“Deus vai além com cada um de nós…”
Conheço bastante gente, atendi muitas, conversei com outras tantas, mas confesso que, nesses 36 anos de vida, nunca conheci pessoalmente algum herdeiro, desses que costumamos ver em filmes ou em noticiários. Talvez você que lê este artigo possa conhecer ou até mesmo ser um. Com todo respeito a quem é, fiquei me questionando ao escrever o que qualifica alguém como herdeiro de algo, qual mérito está presente em receber uma herança.
A princípio, a resposta que me veio à mente foi uma só: não há mérito! Um filho herda uma quantia de um pai ou de mãe, recebe-a pelo fato de ser filho, talvez o único possível de receber aquele valor. Ainda assim, é possível que aquele que morre deixe restrito em testamento a porção da herança aos beneficiados, ou até mesmo deserde aqueles que considerar indigno através de um processo civil, por alguma causa plausível.

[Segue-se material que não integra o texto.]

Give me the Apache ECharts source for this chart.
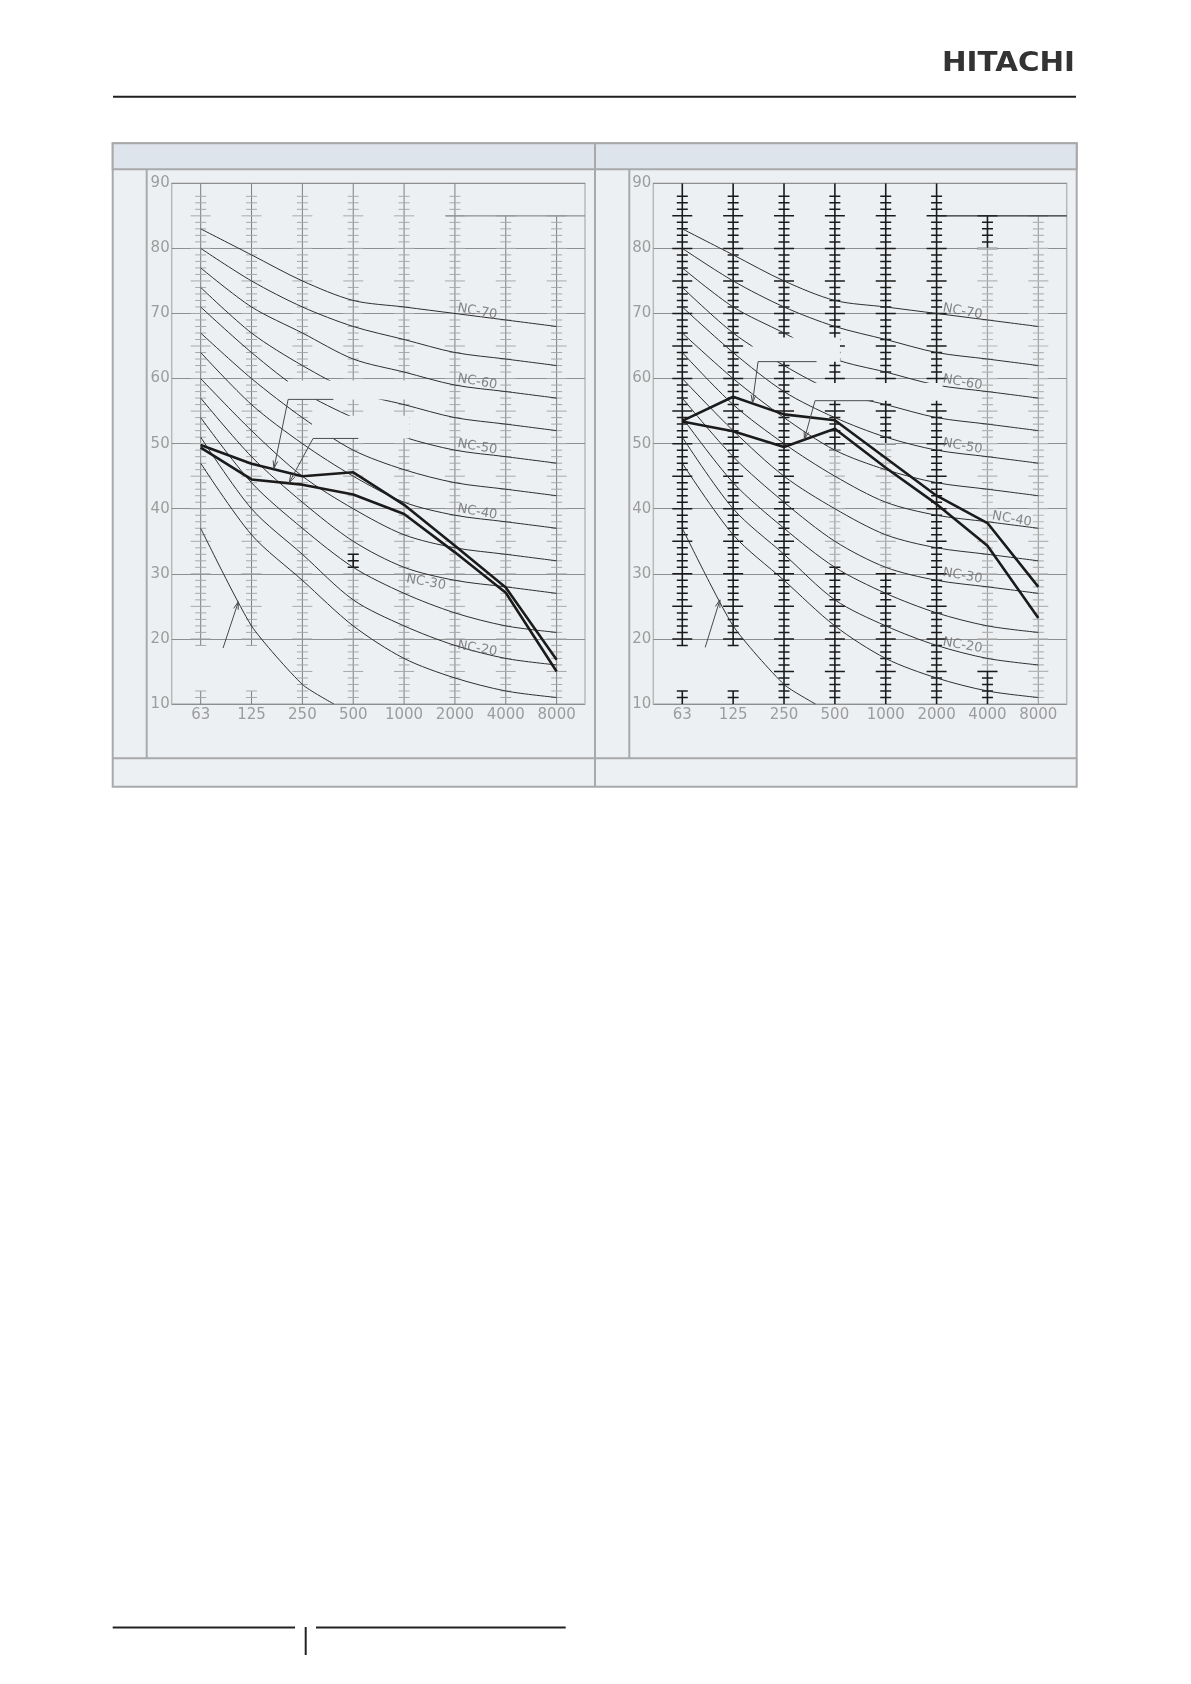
<!DOCTYPE html>
<html><head><meta charset="utf-8">
<script src="https://cdn.jsdelivr.net/npm/echarts@6/dist/echarts.min.js"></script>
<style>html,body{margin:0;padding:0;background:#fff}#c{width:1191px;height:1684px}</style>
</head><body><div id="c"></div>
<script>
// ---------------- DATA ----------------
const categories = ['63', '125', '250', '500', '1000', '2000', '4000', '8000'];
const yMin = 10, yMax = 90, yStep = 10;

// NC reference curves (dB per octave band)
const nc15 = [47, 36, 29, 22, 17, 14, 12, 11];
const nc20 = [51, 40, 33, 26, 22, 19, 17, 16];
const nc25 = [54, 44, 37, 31, 27, 24, 22, 21];
const nc30 = [57, 48, 41, 35, 31, 29, 28, 27];
const nc35 = [60, 52, 45, 40, 36, 34, 33, 32];
const nc40 = [64, 56, 50, 45, 41, 39, 38, 37];
const nc45 = [67, 60, 54, 49, 46, 44, 43, 42];
const nc50 = [71, 64, 58, 54, 51, 49, 48, 47];
const nc55 = [74, 67, 62, 58, 56, 54, 53, 52];
const nc60 = [77, 71, 67, 63, 61, 59, 58, 57];
const nc65 = [80, 75, 71, 68, 66, 64, 63, 62];
const nc70 = [83, 79, 75, 72, 71, 70, 69, 68];
// approximate threshold of hearing curve ([band index, dB])
const threshold = [[0, 37], [1, 22], [2, 13], [2.62, 10]];

// measured sound pressure levels
const leftUpper  = [49.8, 46.9, 45.0, 45.6, 40.6, 34.3, 27.9, 16.8];
const leftLower  = [49.4, 44.5, 43.7, 42.2, 39.2, 33.3, 27.1, 15.0];
const rightUpper = [53.5, 57.2, 54.5, 53.6, 47.8, 42.0, 37.8, 28.0];
const rightLower = [53.4, 51.9, 49.5, 52.3, 46.3, 40.7, 34.3, 23.2];

// NC curve labels [band index, dB, text]
const leftNcLabels  = [[5.44, 70.3, 'NC-70'], [5.44, 59.5, 'NC-60'], [5.44, 49.5, 'NC-50'], [5.44, 39.5, 'NC-40'], [4.43, 28.7, 'NC-30'], [5.44, 18.5, 'NC-20']];
const rightNcLabels = [[5.51, 70.3, 'NC-70'], [5.51, 59.4, 'NC-60'], [5.51, 49.6, 'NC-50'], [6.48, 38.4, 'NC-40'], [5.51, 29.7, 'NC-30'], [5.51, 19.0, 'NC-20']];

// octave-band rulers [band index, from dB, to dB]
const leftRulers = [[0, 19, 90], [0, 10, 12], [1, 19, 90], [1, 10, 12], [2, 10, 90], [3, 10, 90], [3, 31, 33],
                    [4, 10, 90], [5, 10, 90], [6, 10, 85], [7, 10, 85]];
const rightRulers = [[0, 19, 90], [0, 10, 12], [1, 19, 90], [1, 10, 12], [2, 10, 90],
                     [3, 49, 90], [3, 31, 49], [3, 10, 31], [4, 50, 90], [4, 30, 50], [4, 10, 30],
                     [5, 10, 90], [6, 80, 85], [6, 15, 80], [6, 10, 15], [7, 10, 85]];
// upper step line at 85 dB [band index from, dB]
const leftStep = [[4.82, 85]];
const rightStep = [[5.03, 85]];

// blanked label areas [[i1, dB1], [i2, dB2]]
const leftBlanks  = [[[1.71, 56.8], [4.2, 59.7]], [[2.19, 50.8], [4.1, 54.3]]];
const rightBlanks = [[[1.38, 62.6], [3.1, 66.3]], [[2.61, 56.6], [5.12, 59.3]]];

// leader lines: [start, corner, tip] in [band index, dB]
const leftLeaders  = [[[2.61, 56.8], [1.72, 56.8], [1.44, 46.2]],
                      [[3.10, 50.8], [2.21, 50.8], [1.74, 44.0]],
                      [[0.44, 18.6], [0.44, 18.6], [0.74, 25.7]]];
const rightLeaders = [[[2.64, 62.6], [1.49, 62.6], [1.38, 56.3]],
                      [[3.76, 56.6], [2.61, 56.6], [2.40, 50.7]],
                      [[0.45, 18.7], [0.45, 18.7], [0.74, 26.0]]];

// ---------------- STYLE ----------------
const XMIN = -0.57, XMAX = 7.558;
const FONT = 'DejaVu Sans';
const BODY = '#edf0f3', HEAD = '#dde4ec', FRAME = '#a9a9a9';
const leftTones  = ['light', 'light', 'light', 'light', 'light', 'light', 'dark', 'light', 'light', 'light', 'light'];
const rightTones = ['dark', 'dark', 'dark', 'dark', 'dark',
                    'dark', 'faded', 'dark', 'dark', 'faded', 'dark',
                    'dark', 'dark', 'faded', 'dark', 'faded'];
const TONE = {
  light: {line: '#7d7d7d', lw: 1, tick: '#a8a8a8', tw: 1},
  dark:  {line: '#1a1a1a', lw: 1.6, tick: '#1a1a1a', tw: 1.5},
  faded: {line: '#a0a0a0', lw: 1.2, tick: '#b4b4b4', tw: 1.2}
};

const ncAll = [nc15, nc20, nc25, nc30, nc35, nc40, nc45, nc50, nc55, nc60, nc65, nc70];
const idx = arr => arr.map((v, i) => [i, v]);

function rulerSeries(g, rulers, tones) {
  return {
    type: 'custom', xAxisIndex: g, yAxisIndex: g, z: 2, silent: true, clip: true,
    data: rulers.map((r, k) => [r[0], r[1], r[2], k]),
    encode: {x: 0, y: [1, 2]},
    renderItem: function (params, api) {
      const i = api.value(0), lo = api.value(1), hi = api.value(2), k = api.value(3);
      const t = TONE[tones[k]];
      const a = api.coord([i, hi]), b = api.coord([i, lo]);
      const ch = [{type: 'line', shape: {x1: a[0], y1: a[1], x2: b[0], y2: b[1]}, style: {stroke: t.line, lineWidth: t.lw}}];
      for (let v = Math.max(11, Math.ceil(lo)); v <= Math.min(hi, 88); v++) {
        const p = api.coord([i, v]);
        const h = v % 5 === 0 ? 10 : 5.5;
        ch.push({type: 'line', shape: {x1: p[0] - h, y1: p[1], x2: p[0] + h, y2: p[1]}, style: {stroke: t.tick, lineWidth: t.tw}});
      }
      return {type: 'group', children: ch};
    }
  };
}
function blankSeries(g, boxes) {
  return {
    type: 'custom', xAxisIndex: g, yAxisIndex: g, z: 3, silent: true,
    data: boxes.map(b => [b[0][0], b[0][1], b[1][0], b[1][1]]),
    encode: {x: [0, 2], y: [1, 3]},
    renderItem: function (params, api) {
      const p1 = api.coord([api.value(0), api.value(3)]);
      const p2 = api.coord([api.value(2), api.value(1)]);
      return {type: 'rect', shape: {x: p1[0], y: p1[1], width: p2[0] - p1[0], height: p2[1] - p1[1]}, style: {fill: BODY}};
    }
  };
}
function leaderSeries(g, leaders) {
  return {
    type: 'custom', xAxisIndex: g, yAxisIndex: g, z: 6, silent: true,
    data: leaders.map(l => [l[0][0], l[0][1], l[1][0], l[1][1], l[2][0], l[2][1]]),
    encode: {x: [0, 2, 4], y: [1, 3, 5]},
    renderItem: function (params, api) {
      const p0 = api.coord([api.value(0), api.value(1)]);
      const p1 = api.coord([api.value(2), api.value(3)]);
      const p2 = api.coord([api.value(4), api.value(5)]);
      const ang = Math.atan2(p2[1] - p1[1], p2[0] - p1[0]);
      const L = 8, w = 0.3;
      const h1 = [p2[0] - L * Math.cos(ang - w), p2[1] - L * Math.sin(ang - w)];
      const h2 = [p2[0] - L * Math.cos(ang + w), p2[1] - L * Math.sin(ang + w)];
      const st = {stroke: '#4a4a4a', lineWidth: 1, fill: null};
      return {type: 'group', children: [
        {type: 'polyline', shape: {points: [p0, p1, p2]}, style: st},
        {type: 'polyline', shape: {points: [h1, p2, h2]}, style: st}
      ]};
    }
  };
}
function chartSeries(g, upper, lower, labels, rulers, tones, step, blanks, leaders, stepColor) {
  const s = [];
  s.push(rulerSeries(g, rulers, tones));
  ncAll.forEach(c => s.push({type: 'line', xAxisIndex: g, yAxisIndex: g, data: idx(c), smooth: 0.3, symbol: 'none', silent: true, z: 2,
    lineStyle: {color: '#2e2e2e', width: 1}}));
  s.push({type: 'line', xAxisIndex: g, yAxisIndex: g, data: threshold, smooth: 0.2, symbol: 'none', silent: true, z: 2,
    lineStyle: {color: '#2e2e2e', width: 1}});
  s.push({type: 'line', xAxisIndex: g, yAxisIndex: g, data: [step[0], [XMAX, step[0][1]]], symbol: 'none', silent: true, z: 2,
    lineStyle: {color: stepColor, width: 1.2}});
  s.push(blankSeries(g, blanks));
  [upper, lower].forEach(d => s.push({type: 'line', xAxisIndex: g, yAxisIndex: g, data: idx(d), symbol: 'none', silent: true, z: 5,
    lineStyle: {color: '#1b1b1b', width: 2.6}}));
  s.push(leaderSeries(g, leaders));
  s.push({type: 'scatter', xAxisIndex: g, yAxisIndex: g, z: 6, silent: true, symbolSize: 1, itemStyle: {color: 'rgba(0,0,0,0)'},
    data: labels.map(l => ({value: [l[0], l[1]], name: l[2]})),
    label: {show: true, position: 'inside', formatter: p => p.name, rotate: -10, color: '#6a6a6a',
      fontFamily: FONT, fontSize: 13}});
  return s;
}

const axisLabelStyle = {color: '#9c9c9c', fontFamily: FONT, fontSize: 15};
function xAx(g) {
  return {type: 'value', gridIndex: g, min: XMIN, max: XMAX,
    axisLine: {show: false}, axisTick: {show: false}, splitLine: {show: false},
    axisLabel: Object.assign({customValues: [0, 1, 2, 3, 4, 5, 6, 7], formatter: v => categories[Math.round(v)] || '', margin: 4}, axisLabelStyle)};
}
function yAx(g) {
  return {type: 'value', gridIndex: g, min: yMin, max: yMax, interval: yStep,
    axisLine: {show: false}, axisTick: {show: false},
    splitLine: {lineStyle: {color: '#8e8e8e', width: 1}},
    axisLabel: Object.assign({margin: 2}, axisLabelStyle)};
}

const graphic = [
  {type: 'line', z: -5, shape: {x1: 113, y1: 96.7, x2: 1076, y2: 96.7}, style: {stroke: '#1e1e1e', lineWidth: 2}},
  {type: 'text', z: -5, x: 1075, y: 64, scaleX: 1.13, originX: 0, originY: 0,
    style: {text: 'HITACHI', font: 'bold 26px "DejaVu Sans"', fill: '#333333', align: 'right', verticalAlign: 'middle'}},
  {type: 'rect', z: -5, shape: {x: 112.7, y: 143.3, width: 964, height: 643.4}, style: {fill: BODY, stroke: FRAME, lineWidth: 2}},
  {type: 'rect', z: -5, shape: {x: 112.7, y: 143.3, width: 964, height: 26}, style: {fill: HEAD, stroke: FRAME, lineWidth: 2}},
  {type: 'line', z: -5, shape: {x1: 595, y1: 143.3, x2: 595, y2: 786.7}, style: {stroke: FRAME, lineWidth: 2}},
  {type: 'line', z: -5, shape: {x1: 146.7, y1: 169.3, x2: 146.7, y2: 758.3}, style: {stroke: FRAME, lineWidth: 2}},
  {type: 'line', z: -5, shape: {x1: 629.3, y1: 169.3, x2: 629.3, y2: 758.3}, style: {stroke: FRAME, lineWidth: 2}},
  {type: 'line', z: -5, shape: {x1: 112.7, y1: 758.3, x2: 1076.7, y2: 758.3}, style: {stroke: FRAME, lineWidth: 2}},
  {type: 'line', z: -5, shape: {x1: 112.7, y1: 1627.5, x2: 295, y2: 1627.5}, style: {stroke: '#222', lineWidth: 2}},
  {type: 'line', z: -5, shape: {x1: 305.7, y1: 1627, x2: 305.7, y2: 1655}, style: {stroke: '#222', lineWidth: 2}},
  {type: 'line', z: -5, shape: {x1: 316, y1: 1627.5, x2: 565.7, y2: 1627.5}, style: {stroke: '#222', lineWidth: 2}}
];

const chart = echarts.init(document.getElementById('c'), null, {renderer: 'canvas'});
chart.setOption({
  backgroundColor: '#ffffff',
  animation: false,
  graphic: graphic,
  grid: [
    {left: 171.7, top: 183.3, width: 413.3, height: 520.7, show: true, borderColor: '#b9b9b9', borderWidth: 1.5, backgroundColor: 'transparent', containLabel: false},
    {left: 653.3, top: 183.3, width: 413.4, height: 520.7, show: true, borderColor: '#b9b9b9', borderWidth: 1.5, backgroundColor: 'transparent', containLabel: false}
  ],
  xAxis: [xAx(0), xAx(1)],
  yAxis: [yAx(0), yAx(1)],
  series: [].concat(
    chartSeries(0, leftUpper, leftLower, leftNcLabels, leftRulers, leftTones, leftStep, leftBlanks, leftLeaders, '#8e8e8e'),
    chartSeries(1, rightUpper, rightLower, rightNcLabels, rightRulers, rightTones, rightStep, rightBlanks, rightLeaders, '#2a2a2a')
  )
});
</script>
</body></html>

Deus vai além com cada um de nós… Como nosso Pai poderia nos avaliar em nossos deméritos e nos deserdar por nossas constantes ofensas e desagravos ao seu infinito amor? Sim, somos filhos, porque, uma vez batizados, somos incorporados a Cristo e nos tornamos filhos no Filho. Porém, nosso mal agir poderia nos desqualificar ao acesso da herança do Reino dos Céus.
Porém, Deus mesmo se faz herança para nós, depositando a Si mesmo em nossas vidas, naquilo que é em essência, como nos ensinou o discípulo amado em uma das epístolas: “Deus é amor!”. Em outras palavras, Deus nos concede por herança a sua misericórdia. É uma antecipação dos bens que só teremos acesso na eternidade, mas que Deus antecipa no tempo para que n’Ele permaneçamos.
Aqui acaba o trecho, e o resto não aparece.